## Goal of the exercise
Scan the data below and report how many lines include the word "matplotlib". Nothing else is wanted.

## Supplied data

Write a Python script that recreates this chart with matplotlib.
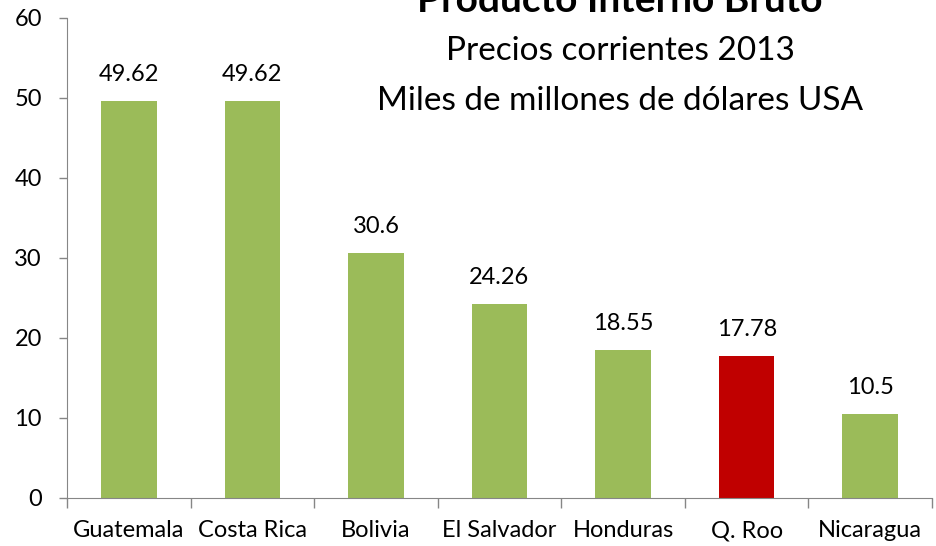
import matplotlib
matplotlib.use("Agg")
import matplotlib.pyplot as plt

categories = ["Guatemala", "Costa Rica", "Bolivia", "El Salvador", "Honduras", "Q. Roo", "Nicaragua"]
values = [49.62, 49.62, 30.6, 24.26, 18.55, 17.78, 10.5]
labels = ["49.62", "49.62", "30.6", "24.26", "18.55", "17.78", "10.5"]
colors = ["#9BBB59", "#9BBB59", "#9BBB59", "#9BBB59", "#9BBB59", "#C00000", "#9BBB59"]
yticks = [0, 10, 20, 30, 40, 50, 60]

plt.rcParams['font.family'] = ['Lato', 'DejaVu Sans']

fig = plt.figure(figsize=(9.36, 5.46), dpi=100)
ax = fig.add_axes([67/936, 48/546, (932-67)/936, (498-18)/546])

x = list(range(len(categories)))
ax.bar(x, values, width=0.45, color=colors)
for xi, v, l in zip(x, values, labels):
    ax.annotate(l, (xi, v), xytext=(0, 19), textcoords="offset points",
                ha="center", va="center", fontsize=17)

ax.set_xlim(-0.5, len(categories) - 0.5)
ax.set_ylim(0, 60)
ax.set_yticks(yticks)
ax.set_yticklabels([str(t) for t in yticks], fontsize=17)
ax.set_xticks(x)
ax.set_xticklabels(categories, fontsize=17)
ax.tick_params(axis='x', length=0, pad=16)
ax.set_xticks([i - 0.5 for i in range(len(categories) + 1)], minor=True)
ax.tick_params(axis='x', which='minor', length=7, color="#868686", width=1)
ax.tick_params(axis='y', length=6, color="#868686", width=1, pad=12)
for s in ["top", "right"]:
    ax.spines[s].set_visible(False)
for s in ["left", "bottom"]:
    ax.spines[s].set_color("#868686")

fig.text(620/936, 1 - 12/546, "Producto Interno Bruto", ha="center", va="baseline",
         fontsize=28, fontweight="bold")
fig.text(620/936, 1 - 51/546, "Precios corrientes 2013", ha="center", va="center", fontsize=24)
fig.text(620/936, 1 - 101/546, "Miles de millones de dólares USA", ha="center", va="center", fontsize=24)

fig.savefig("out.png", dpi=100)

* * *

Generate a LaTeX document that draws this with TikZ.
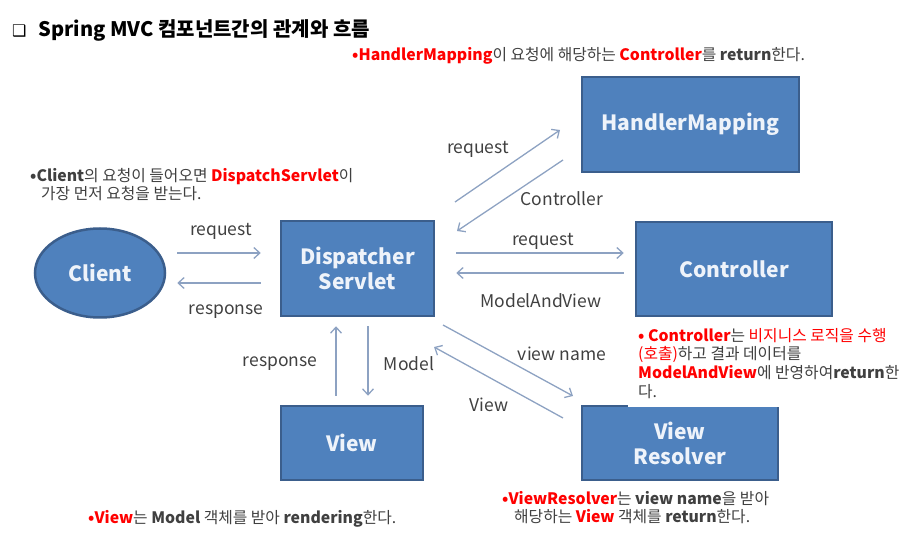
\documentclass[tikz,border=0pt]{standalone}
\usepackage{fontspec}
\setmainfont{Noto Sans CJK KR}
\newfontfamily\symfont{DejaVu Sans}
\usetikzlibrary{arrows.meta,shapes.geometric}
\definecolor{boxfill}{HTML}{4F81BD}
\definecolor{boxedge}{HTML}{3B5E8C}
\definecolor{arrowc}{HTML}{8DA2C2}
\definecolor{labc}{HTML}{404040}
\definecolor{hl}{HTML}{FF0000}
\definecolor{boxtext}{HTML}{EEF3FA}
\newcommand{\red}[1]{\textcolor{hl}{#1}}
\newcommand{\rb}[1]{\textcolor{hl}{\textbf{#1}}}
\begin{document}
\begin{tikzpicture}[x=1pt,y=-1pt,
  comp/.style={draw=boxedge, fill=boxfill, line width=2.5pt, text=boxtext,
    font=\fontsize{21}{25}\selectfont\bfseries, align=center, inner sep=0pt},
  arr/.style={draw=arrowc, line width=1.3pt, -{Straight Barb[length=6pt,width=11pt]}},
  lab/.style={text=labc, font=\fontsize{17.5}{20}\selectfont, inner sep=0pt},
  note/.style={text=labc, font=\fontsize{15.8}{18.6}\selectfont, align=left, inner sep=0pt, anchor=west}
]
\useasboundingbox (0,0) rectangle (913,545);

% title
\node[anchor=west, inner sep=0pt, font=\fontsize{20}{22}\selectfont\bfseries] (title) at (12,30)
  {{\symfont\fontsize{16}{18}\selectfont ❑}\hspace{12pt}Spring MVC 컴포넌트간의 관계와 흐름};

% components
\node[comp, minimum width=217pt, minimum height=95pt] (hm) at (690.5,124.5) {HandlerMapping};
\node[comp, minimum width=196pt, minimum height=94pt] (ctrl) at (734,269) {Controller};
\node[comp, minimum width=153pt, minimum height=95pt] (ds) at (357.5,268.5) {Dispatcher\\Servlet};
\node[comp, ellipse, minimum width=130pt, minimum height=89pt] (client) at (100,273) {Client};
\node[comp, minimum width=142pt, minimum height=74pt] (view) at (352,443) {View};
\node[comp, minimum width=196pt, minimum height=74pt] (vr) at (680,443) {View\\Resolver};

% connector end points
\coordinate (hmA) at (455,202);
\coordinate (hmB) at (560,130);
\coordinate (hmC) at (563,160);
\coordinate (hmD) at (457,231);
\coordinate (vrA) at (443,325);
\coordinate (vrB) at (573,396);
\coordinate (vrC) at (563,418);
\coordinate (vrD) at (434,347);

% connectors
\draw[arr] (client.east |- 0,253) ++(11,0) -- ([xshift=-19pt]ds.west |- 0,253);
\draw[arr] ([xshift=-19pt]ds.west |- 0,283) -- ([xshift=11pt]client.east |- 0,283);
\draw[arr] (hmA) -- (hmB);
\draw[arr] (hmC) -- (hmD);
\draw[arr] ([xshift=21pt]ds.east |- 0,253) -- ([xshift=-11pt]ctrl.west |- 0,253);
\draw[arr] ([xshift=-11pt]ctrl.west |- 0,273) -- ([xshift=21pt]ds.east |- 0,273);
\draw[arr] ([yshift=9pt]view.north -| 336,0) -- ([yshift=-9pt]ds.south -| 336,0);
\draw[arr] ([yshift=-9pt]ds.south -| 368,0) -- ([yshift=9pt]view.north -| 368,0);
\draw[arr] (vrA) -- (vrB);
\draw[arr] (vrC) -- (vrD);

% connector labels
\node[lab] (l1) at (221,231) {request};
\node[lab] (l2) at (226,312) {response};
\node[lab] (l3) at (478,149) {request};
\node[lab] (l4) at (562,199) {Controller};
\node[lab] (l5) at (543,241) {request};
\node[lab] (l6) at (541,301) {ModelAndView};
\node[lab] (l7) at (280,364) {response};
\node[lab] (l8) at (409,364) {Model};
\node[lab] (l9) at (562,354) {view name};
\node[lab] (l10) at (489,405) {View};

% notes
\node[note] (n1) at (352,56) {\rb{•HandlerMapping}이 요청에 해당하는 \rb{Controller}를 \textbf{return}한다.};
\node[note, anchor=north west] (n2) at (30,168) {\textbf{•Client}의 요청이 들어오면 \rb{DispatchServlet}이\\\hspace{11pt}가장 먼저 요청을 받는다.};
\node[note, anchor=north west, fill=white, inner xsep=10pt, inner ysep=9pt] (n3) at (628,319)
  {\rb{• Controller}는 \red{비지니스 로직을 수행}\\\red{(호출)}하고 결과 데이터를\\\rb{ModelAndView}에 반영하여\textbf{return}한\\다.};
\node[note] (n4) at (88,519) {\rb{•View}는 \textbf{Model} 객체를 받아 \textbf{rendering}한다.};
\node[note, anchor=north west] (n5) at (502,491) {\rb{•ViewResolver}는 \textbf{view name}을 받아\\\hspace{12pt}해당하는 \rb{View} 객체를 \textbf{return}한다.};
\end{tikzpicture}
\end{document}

## Solved exercise
4